Reducing political arguments to attractive metaphors may make people on my side smile and agree with me, but it's almost certainly not going to help me convert anyone. More importantly, it plays into the hands of my opponents. People who are against LGBT rights win by reducing people to one of two abstract concepts: a joke or a threat. And what is metaphor but abstraction?
So from now on I think I'm going to resist the pull of the metaphorical argument. From now on I'm going to refuse to talk in terms of abstractions. When someone starts talking peanut butter and jelly sandwiches, I'm going to cut them off, saying "We're not talking about peanut butter and jelly sandwiches. We're talking about people." The same goes for apples and oranges, or circles. We must refuse to allow the abstraction of a human being.

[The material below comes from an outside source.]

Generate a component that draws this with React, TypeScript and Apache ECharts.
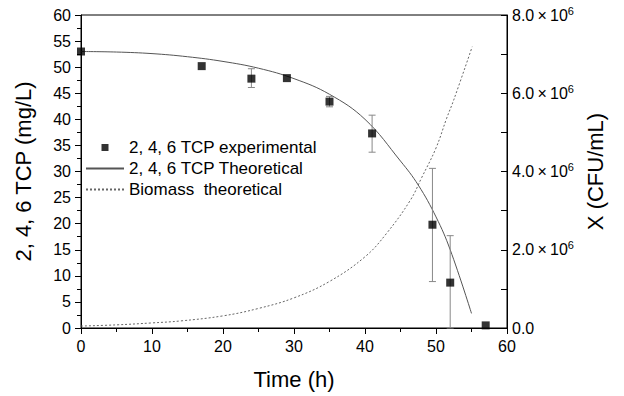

Not convinced? Don't think it's reasonable to dismiss those cute, punchy metaphors? Well, don't believe me. Just ask Plato. He was all up in that metaphor shit. Here's a summary of the Platonic conception of the elements from
a page about da Vinci's Platonic solids.
Plato conceived the four classical elements as atoms with the geometrical shapes of four of the five platonic solids... This concept linked fire with the tetrahedron, earth with the cube, air with the octahedron and water with the icosahedron. There was intuitive justification for these associations: the heat of fire feels sharp and stabbing (like little tetrahedra). Air is made of the octahedron; its minuscule components are so smooth that one can barely feel it. Water, the icosahedron, flows out of one's hand when picked up, as if it is made of tiny little balls. By contrast, a highly un-spherical solid, the hexahedron (cube) represents earth. These clumsy little solids cause dirt to crumble and breaks when picked up, in stark difference to the smooth flow of water.
Yeah. Uh huh. We all know how well that "pointy fire particles" theory withstood the test of time.
Folks, just because the metaphor seems to fit perfectly... it's still just a metaphor. People are people. Nothing more, nothing less. So don't get sucked in. If anyone tries to reduce a person to an apple or an orange, let them know the error of their ways. Tell 'em they fail as hard as Plato.